## DIRECTIONS
Copy out the listing that follows, exactly, without its pictures.

## INFORMATION SHOWN
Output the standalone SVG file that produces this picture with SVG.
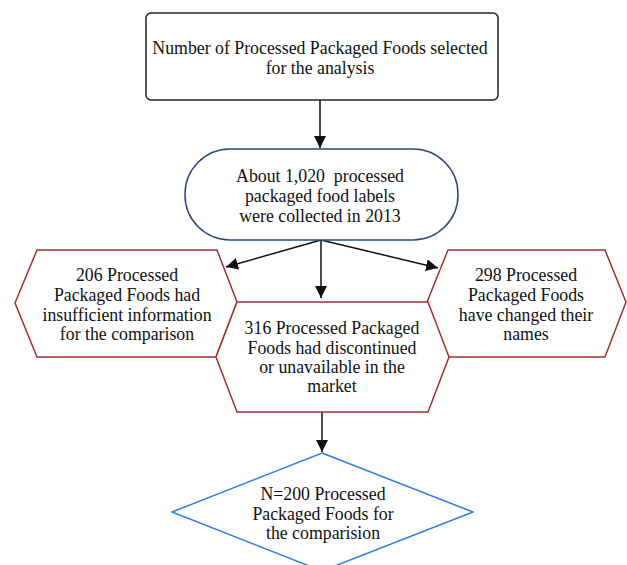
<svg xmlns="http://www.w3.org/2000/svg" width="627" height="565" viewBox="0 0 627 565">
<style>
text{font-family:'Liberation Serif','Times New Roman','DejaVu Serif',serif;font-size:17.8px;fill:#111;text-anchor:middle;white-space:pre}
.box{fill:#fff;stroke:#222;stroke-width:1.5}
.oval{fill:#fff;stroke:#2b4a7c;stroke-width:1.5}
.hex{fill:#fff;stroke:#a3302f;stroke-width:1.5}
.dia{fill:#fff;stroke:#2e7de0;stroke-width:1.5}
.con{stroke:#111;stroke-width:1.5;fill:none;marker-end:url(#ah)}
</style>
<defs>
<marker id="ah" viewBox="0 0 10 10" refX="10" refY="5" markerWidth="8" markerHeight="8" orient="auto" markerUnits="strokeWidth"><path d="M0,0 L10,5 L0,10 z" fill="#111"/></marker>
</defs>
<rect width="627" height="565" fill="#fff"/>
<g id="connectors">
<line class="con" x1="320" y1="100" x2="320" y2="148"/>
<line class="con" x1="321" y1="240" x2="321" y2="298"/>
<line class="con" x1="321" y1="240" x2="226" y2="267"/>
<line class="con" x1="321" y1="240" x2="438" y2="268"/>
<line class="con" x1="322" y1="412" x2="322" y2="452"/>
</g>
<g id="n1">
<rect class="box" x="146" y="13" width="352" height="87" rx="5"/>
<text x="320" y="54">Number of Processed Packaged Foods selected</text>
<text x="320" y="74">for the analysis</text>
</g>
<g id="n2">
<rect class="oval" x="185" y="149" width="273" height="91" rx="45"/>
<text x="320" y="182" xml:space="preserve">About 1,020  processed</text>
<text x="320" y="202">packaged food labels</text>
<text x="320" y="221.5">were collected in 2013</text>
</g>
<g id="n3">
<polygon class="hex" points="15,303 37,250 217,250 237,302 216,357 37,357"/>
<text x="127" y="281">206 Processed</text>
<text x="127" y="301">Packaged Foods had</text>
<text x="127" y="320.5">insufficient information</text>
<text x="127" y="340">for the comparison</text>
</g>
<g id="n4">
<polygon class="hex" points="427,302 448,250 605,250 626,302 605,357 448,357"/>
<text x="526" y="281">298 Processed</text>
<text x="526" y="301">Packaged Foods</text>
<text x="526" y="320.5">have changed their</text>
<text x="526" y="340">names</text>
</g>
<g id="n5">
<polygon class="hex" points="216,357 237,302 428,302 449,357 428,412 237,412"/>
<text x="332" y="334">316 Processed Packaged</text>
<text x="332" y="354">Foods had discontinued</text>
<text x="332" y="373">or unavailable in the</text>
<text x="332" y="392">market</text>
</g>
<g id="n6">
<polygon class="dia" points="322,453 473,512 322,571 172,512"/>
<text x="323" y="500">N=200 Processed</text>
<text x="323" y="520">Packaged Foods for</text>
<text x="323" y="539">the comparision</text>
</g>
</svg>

## ANSWER TO THIS PROBLEM
Output the standalone SVG file that produces this picture with SVG.
<svg xmlns="http://www.w3.org/2000/svg" width="627" height="565" viewBox="0 0 627 565">
<style>
text{font-family:'Liberation Serif','Times New Roman','DejaVu Serif',serif;font-size:17.8px;fill:#111;text-anchor:middle;white-space:pre}
.box{fill:#fff;stroke:#222;stroke-width:1.5}
.oval{fill:#fff;stroke:#2b4a7c;stroke-width:1.5}
.hex{fill:#fff;stroke:#a3302f;stroke-width:1.5}
.dia{fill:#fff;stroke:#2e7de0;stroke-width:1.5}
.con{stroke:#111;stroke-width:1.5;fill:none;marker-end:url(#ah)}
</style>
<defs>
<marker id="ah" viewBox="0 0 10 10" refX="10" refY="5" markerWidth="8" markerHeight="8" orient="auto" markerUnits="strokeWidth"><path d="M0,0 L10,5 L0,10 z" fill="#111"/></marker>
</defs>
<rect width="627" height="565" fill="#fff"/>
<g id="connectors">
<line class="con" x1="320" y1="100" x2="320" y2="148"/>
<line class="con" x1="321" y1="240" x2="321" y2="298"/>
<line class="con" x1="321" y1="240" x2="226" y2="267"/>
<line class="con" x1="321" y1="240" x2="438" y2="268"/>
<line class="con" x1="322" y1="412" x2="322" y2="452"/>
</g>
<g id="n1">
<rect class="box" x="146" y="13" width="352" height="87" rx="5"/>
<text x="320" y="54">Number of Processed Packaged Foods selected</text>
<text x="320" y="74">for the analysis</text>
</g>
<g id="n2">
<rect class="oval" x="185" y="149" width="273" height="91" rx="45"/>
<text x="320" y="182" xml:space="preserve">About 1,020  processed</text>
<text x="320" y="202">packaged food labels</text>
<text x="320" y="221.5">were collected in 2013</text>
</g>
<g id="n3">
<polygon class="hex" points="15,303 37,250 217,250 237,302 216,357 37,357"/>
<text x="127" y="281">206 Processed</text>
<text x="127" y="301">Packaged Foods had</text>
<text x="127" y="320.5">insufficient information</text>
<text x="127" y="340">for the comparison</text>
</g>
<g id="n4">
<polygon class="hex" points="427,302 448,250 605,250 626,302 605,357 448,357"/>
<text x="526" y="281">298 Processed</text>
<text x="526" y="301">Packaged Foods</text>
<text x="526" y="320.5">have changed their</text>
<text x="526" y="340">names</text>
</g>
<g id="n5">
<polygon class="hex" points="216,357 237,302 428,302 449,357 428,412 237,412"/>
<text x="332" y="334">316 Processed Packaged</text>
<text x="332" y="354">Foods had discontinued</text>
<text x="332" y="373">or unavailable in the</text>
<text x="332" y="392">market</text>
</g>
<g id="n6">
<polygon class="dia" points="322,453 473,512 322,571 172,512"/>
<text x="323" y="500">N=200 Processed</text>
<text x="323" y="520">Packaged Foods for</text>
<text x="323" y="539">the comparision</text>
</g>
</svg>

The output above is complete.